Now I’m a little less sure. This summer, the month after the trip with my husband’s family, we traveled to meet my parents, grandparents, aunt, uncle, and cousins in Colorado. We stayed in a handful of units in the same condominium, and most of us were together for a full week. My kids got to meet their baby cousin, and they asked for her every morning as soon as they woke up. They enlisted family members for games of Candy Land and jumps on the wobbling bridge at the playground. They finally got everyone’s name straight after years of knowing some largely from photos. I watched my little one hold my 28-year-old cousin’s hand to cross a stream and my older one inspecting maps with my 86-year-old grandfather.

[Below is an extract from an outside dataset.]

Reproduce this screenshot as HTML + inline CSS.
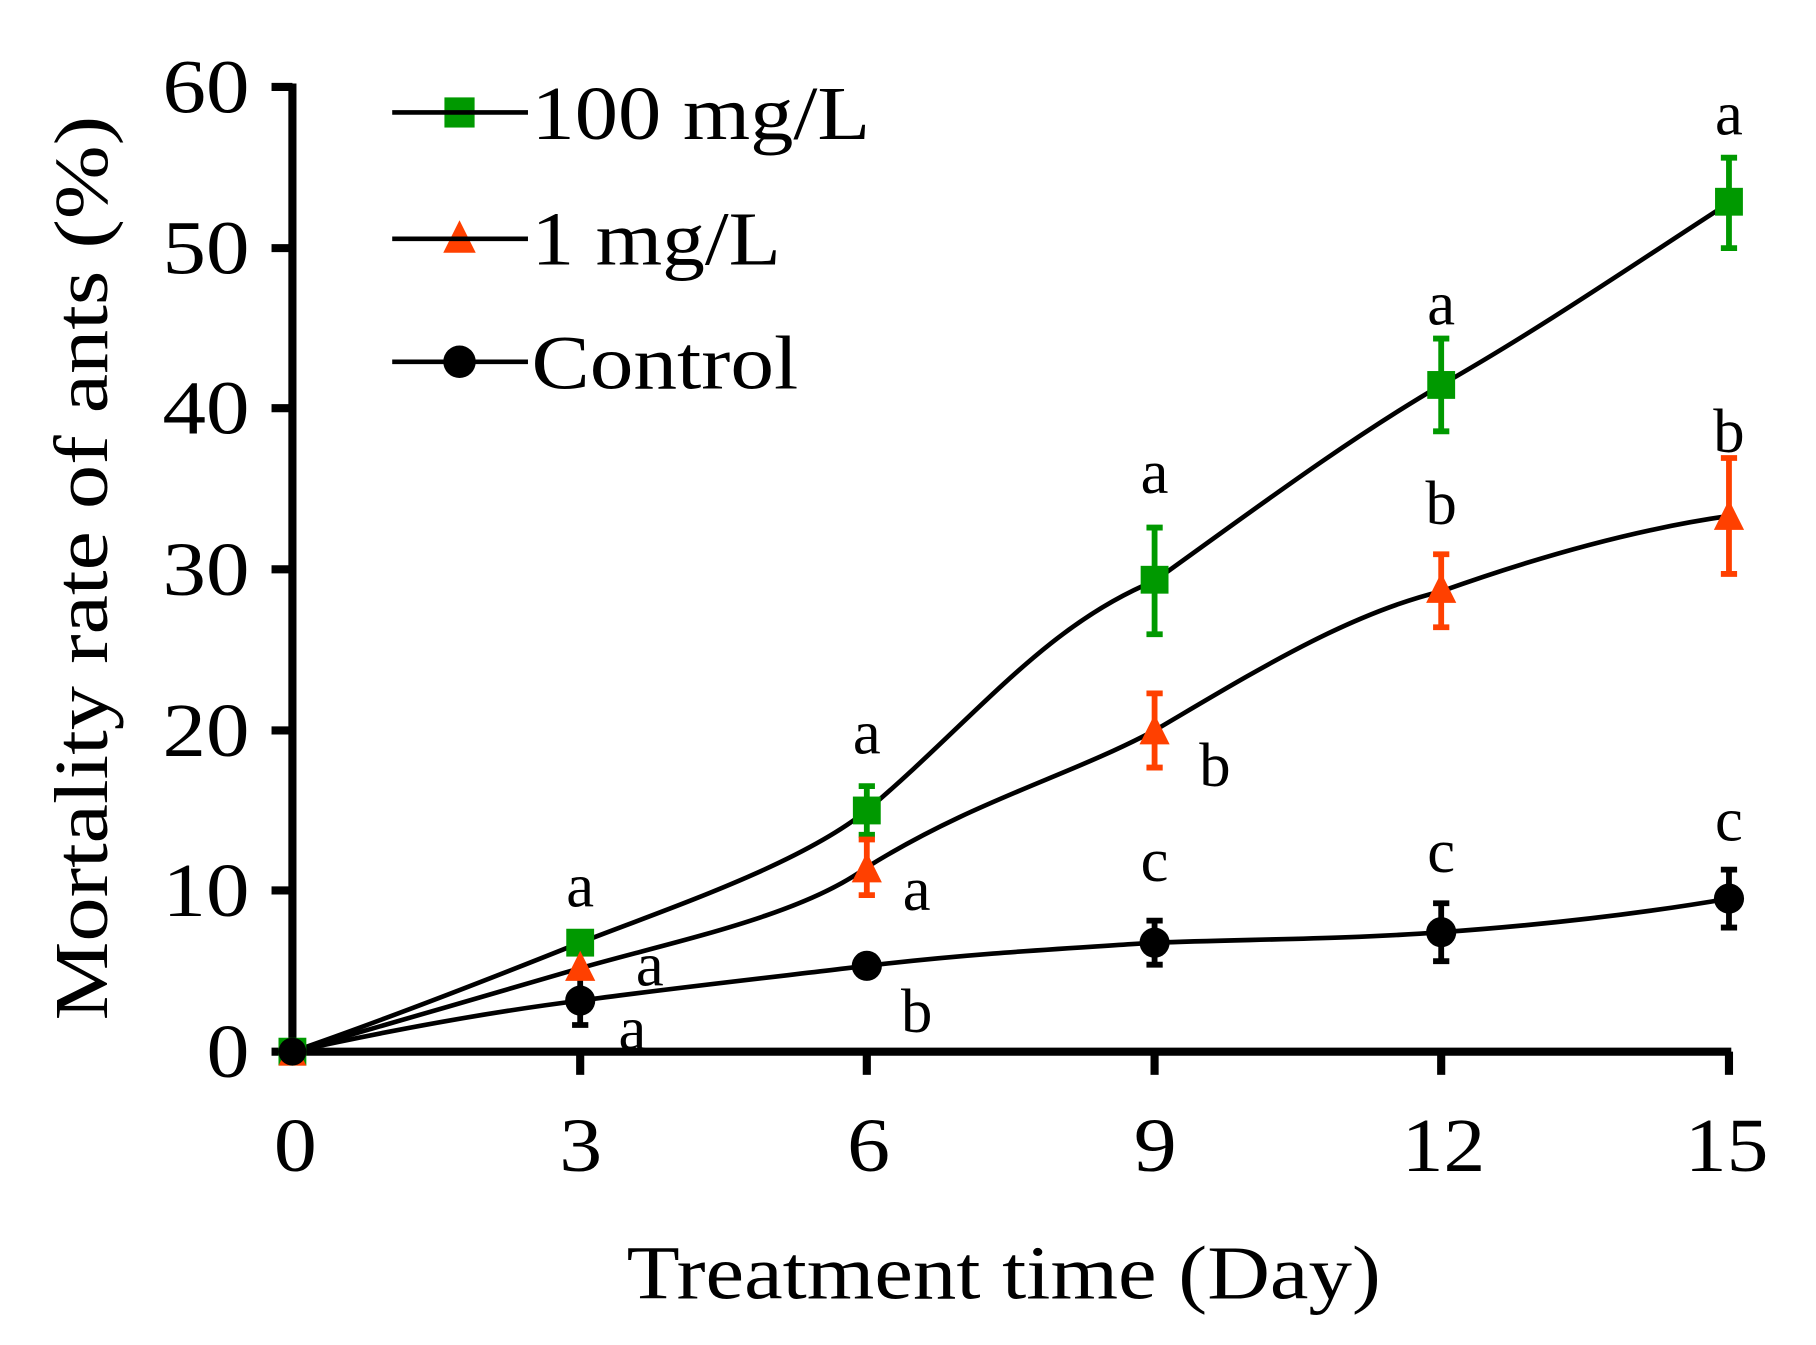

Perhaps it is simply vacation I’m romanticizing, or having more grown-ups around to entertain my kids, but I don’t think so. One day, as my younger son and I walked down the road, he told me he really likes our family. Several times, I looked over at my kids playing with my relatives, their relatives, forming their own bonds, and felt something that I rarely feel about being with other people: longing, the desire for more of this.
I don’t regret how my husband and I have behaved during the pandemic. We’ve done our best to take care of our kids in the face of a disease whose long-term effects are not yet fully understood. And as COVID-19 is very much not over, we are still trying to keep our exposures limited. But with our younger son finally vaccinated and these summer memories fresh in my mind, we are cracking open the door, just a little, to be around the people we love. Our kids are fine, but they also need this. We all do.